Who can spot a fake?
But, I can.
And, maybe you can too.
I can spot a fake smile, a fake nod of approval, a fake boob job, a fake prosthetic limb (in the nude), a fake offer to help excavate dog doo from my shoe sole, a fake claim of rational non-fallacy, and a fake Virgin Mary outline on a piece of toast, given the right lighting conditions.
After all, this is the age of faking… we have to be prepared.
Our peers, children, neighbors, government and media work hard to ensure that we see enough fakeness everyday to acquire sufficient fake-sensing, personal radars.
I mean, just imagine how much fake-ological evolution had to take place in order for us to get to the point we humans have reached today. How many of our ancestors had to ooh and aahh at the seeming miracle of toupees, drop jaw at the magician who cut a woman in two, fear death and anguish for coveting a neighbor’s really cool four-wheel drive before we could recognize the bright orange hue of a FAKE sun tan?
Yes. We should be much better at spotting fakes by now.
In a time of fake fantasies, fake fur, fake beef, fake weapons, fake Rolexes, fake teeth, fake evidence, fake IDs, fake memoirs, fake lips, fake Louis Vuitton bags…
We should definitely know better…
BUT, I sincerely hope we haven’t learned yet.

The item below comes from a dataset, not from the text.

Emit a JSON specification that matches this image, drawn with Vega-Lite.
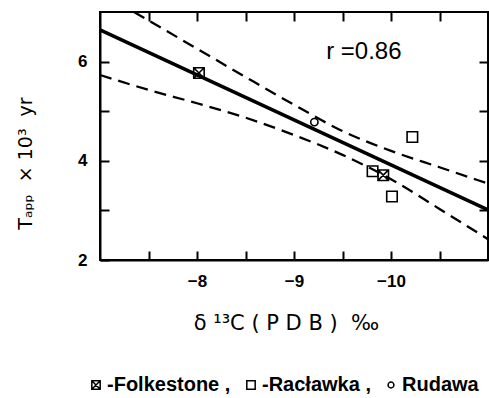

And, I say this because, I myself, am on the verge of embarking on an adventure of “faking,” and I whole-heartedly hope that nobody notices.
I have just moved to a new city and taken a new job for which I feel myself completely unqualified.
If anyone spots this fake in the act of faking, I will be pressed to conclude that the theory of fake-ological evolution is indeed true.